**** Provided data

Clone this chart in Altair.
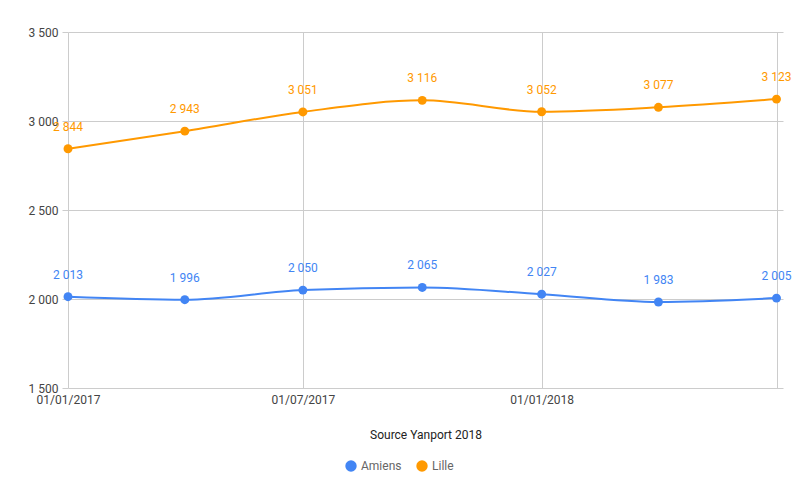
import altair as alt
import pandas as pd

dates = ["2017-01-01T00:00:00", "2017-04-01T00:00:00", "2017-07-01T00:00:00",
         "2017-10-01T00:00:00", "2018-01-01T00:00:00", "2018-04-01T00:00:00",
         "2018-07-01T00:00:00"]
amiens = [2013, 1996, 2050, 2065, 2027, 1983, 2005]
lille = [2844, 2943, 3051, 3116, 3052, 3077, 3123]
series = ["Amiens", "Lille"]
colors = ["#4285F4", "#FF9900"]
y_ticks = [1500, 2000, 2500, 3000, 3500]

rows = []
for d, a, l in zip(dates, amiens, lille):
    rows.append({"date": d, "ville": "Amiens", "value": a})
    rows.append({"date": d, "ville": "Lille", "value": l})
df = pd.DataFrame(rows)

FONT = "Roboto"

x_enc = alt.X(
    "date:T",
    scale=alt.Scale(domain=[alt.DateTime(year=2017, month=1, date=1),
                            alt.DateTime(year=2018, month=7, date=6)]),
    axis=alt.Axis(
        values=[alt.DateTime(year=2017, month=1, date=1),
                alt.DateTime(year=2017, month=7, date=1),
                alt.DateTime(year=2018, month=1, date=1),
                alt.DateTime(year=2018, month=7, date=1)],
        labelExpr="(month(datum.value) == 6 && year(datum.value) == 2018) ? '' : timeFormat(datum.value, '%d/%m/%Y')",
        title="Source Yanport 2018",
        titleFont=FONT, titleFontSize=12, titleFontWeight="normal", titleColor="#222222",
        titlePadding=24,
        labelFont=FONT, labelFontSize=12, labelColor="#444444", labelPadding=6,
        ticks=False, domain=False, grid=True, gridColor="#cccccc",
        labelOverlap=False, labelFlush=False,
    ),
)
y_enc = alt.Y(
    "value:Q",
    scale=alt.Scale(domain=[1500, 3500], nice=False, zero=False),
    axis=alt.Axis(
        values=y_ticks,
        labelExpr="replace(format(datum.value, ','), ',', ' ')",
        title=None,
        labelFont=FONT, labelFontSize=12, labelColor="#444444", labelPadding=4,
        ticks=True, tickSize=6, tickColor="#cccccc",
        domain=False, grid=True, gridColor="#cccccc",
    ),
)
color_enc = alt.Color(
    "ville:N",
    scale=alt.Scale(domain=series, range=colors),
    legend=alt.Legend(
        title=None, orient="none", direction="horizontal",
        legendX=277, legendY=428,
        symbolType="circle", symbolSize=130, symbolStrokeWidth=0,
        labelFont=FONT, labelFontSize=12, labelColor="#666666",
        columnPadding=14,
    ),
)

base = alt.Chart(df).encode(x=x_enc, y=y_enc, color=color_enc)

line = base.mark_line(interpolate="monotone", strokeWidth=2)
points = base.mark_point(filled=True, size=80, opacity=1)
labels = base.transform_calculate(
    lbl="replace(format(datum.value, ','), ',', ' ')"
).mark_text(dy=-22, font=FONT, fontSize=12).encode(text="lbl:N")

chart = alt.layer(line, points, labels).properties(
    width=715, height=356,
    autosize=alt.AutoSizeParams(type="none"),
    padding={"left": 60, "top": 24, "right": 17, "bottom": 103},
).configure_view(stroke=None)

chart.save("out.html", embed_options={"renderer": "svg", "actions": False})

********

Leave out all pictures, then copy the remaining material exactly.

**Exercise solution**
Clone this chart in Altair.
import altair as alt
import pandas as pd

dates = ["2017-01-01T00:00:00", "2017-04-01T00:00:00", "2017-07-01T00:00:00",
         "2017-10-01T00:00:00", "2018-01-01T00:00:00", "2018-04-01T00:00:00",
         "2018-07-01T00:00:00"]
amiens = [2013, 1996, 2050, 2065, 2027, 1983, 2005]
lille = [2844, 2943, 3051, 3116, 3052, 3077, 3123]
series = ["Amiens", "Lille"]
colors = ["#4285F4", "#FF9900"]
y_ticks = [1500, 2000, 2500, 3000, 3500]

rows = []
for d, a, l in zip(dates, amiens, lille):
    rows.append({"date": d, "ville": "Amiens", "value": a})
    rows.append({"date": d, "ville": "Lille", "value": l})
df = pd.DataFrame(rows)

FONT = "Roboto"

x_enc = alt.X(
    "date:T",
    scale=alt.Scale(domain=[alt.DateTime(year=2017, month=1, date=1),
                            alt.DateTime(year=2018, month=7, date=6)]),
    axis=alt.Axis(
        values=[alt.DateTime(year=2017, month=1, date=1),
                alt.DateTime(year=2017, month=7, date=1),
                alt.DateTime(year=2018, month=1, date=1),
                alt.DateTime(year=2018, month=7, date=1)],
        labelExpr="(month(datum.value) == 6 && year(datum.value) == 2018) ? '' : timeFormat(datum.value, '%d/%m/%Y')",
        title="Source Yanport 2018",
        titleFont=FONT, titleFontSize=12, titleFontWeight="normal", titleColor="#222222",
        titlePadding=24,
        labelFont=FONT, labelFontSize=12, labelColor="#444444", labelPadding=6,
        ticks=False, domain=False, grid=True, gridColor="#cccccc",
        labelOverlap=False, labelFlush=False,
    ),
)
y_enc = alt.Y(
    "value:Q",
    scale=alt.Scale(domain=[1500, 3500], nice=False, zero=False),
    axis=alt.Axis(
        values=y_ticks,
        labelExpr="replace(format(datum.value, ','), ',', ' ')",
        title=None,
        labelFont=FONT, labelFontSize=12, labelColor="#444444", labelPadding=4,
        ticks=True, tickSize=6, tickColor="#cccccc",
        domain=False, grid=True, gridColor="#cccccc",
    ),
)
color_enc = alt.Color(
    "ville:N",
    scale=alt.Scale(domain=series, range=colors),
    legend=alt.Legend(
        title=None, orient="none", direction="horizontal",
        legendX=277, legendY=428,
        symbolType="circle", symbolSize=130, symbolStrokeWidth=0,
        labelFont=FONT, labelFontSize=12, labelColor="#666666",
        columnPadding=14,
    ),
)

base = alt.Chart(df).encode(x=x_enc, y=y_enc, color=color_enc)

line = base.mark_line(interpolate="monotone", strokeWidth=2)
points = base.mark_point(filled=True, size=80, opacity=1)
labels = base.transform_calculate(
    lbl="replace(format(datum.value, ','), ',', ' ')"
).mark_text(dy=-22, font=FONT, fontSize=12).encode(text="lbl:N")

chart = alt.layer(line, points, labels).properties(
    width=715, height=356,
    autosize=alt.AutoSizeParams(type="none"),
    padding={"left": 60, "top": 24, "right": 17, "bottom": 103},
).configure_view(stroke=None)

chart.save("out.html", embed_options={"renderer": "svg", "actions": False})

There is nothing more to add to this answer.